French politician (1925–2021)

Colette Privat (14 November 1925 – 7 April 2021) was a French politician. A member of the French Communist Party, she represented the Seine-Maritime department in the National Assembly.

==Biography==
After earning an agrégation in literature in 1949, Privat began teaching at the Lycée Jeanne-d'Arc in 1968. She then served as an assistant professor in 1978.

Privat joined the French Communist Party in 1946. She became the first female General Councillor of the Canton of Maromme, serving from 1967 to 2004, as she was re-elected five times. Her platform centered around education.

Privat was elected to represent Seine-Maritime's 4th constituency in the National Assembly, serving from 1967 to 1968 and again from 1978 to 1981. During the events of May 68, she put forth a motion to condemn the Gaullist regime in which she stated ""ten years after taking power […] Refusing any real dialogue, forced students, teachers, peasants, workers and unemployed youth to resort to street demonstrations of an exceptional scale."

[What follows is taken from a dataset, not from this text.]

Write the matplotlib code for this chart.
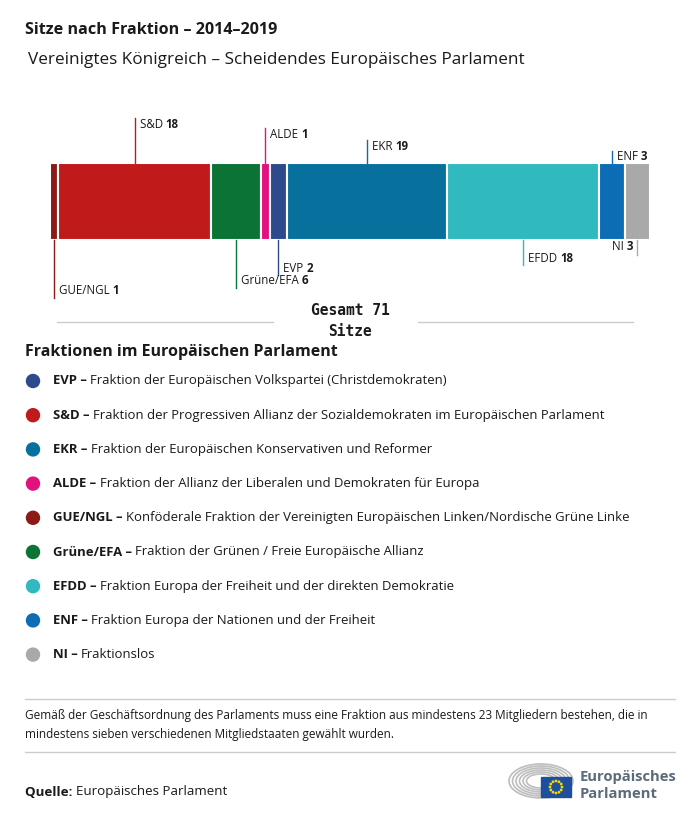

Privat was elected Mayor of Maromme in 1977 and was re-elected continuously until 1998. During her tenure, she rebuilt the city center and expanded the commune's cultural, sporting, social, and educational facilities. She also approved the development of two industrial complexes.

On 1 February 2014, Privat became a friend of L'Humanité newspaper along with Charles Silvestre, Régine Deforges, Daniel Herrero, Axel Kahn, and Gérard Mordillat.

Colette Privat died on 7 April 2021 at the age of 95.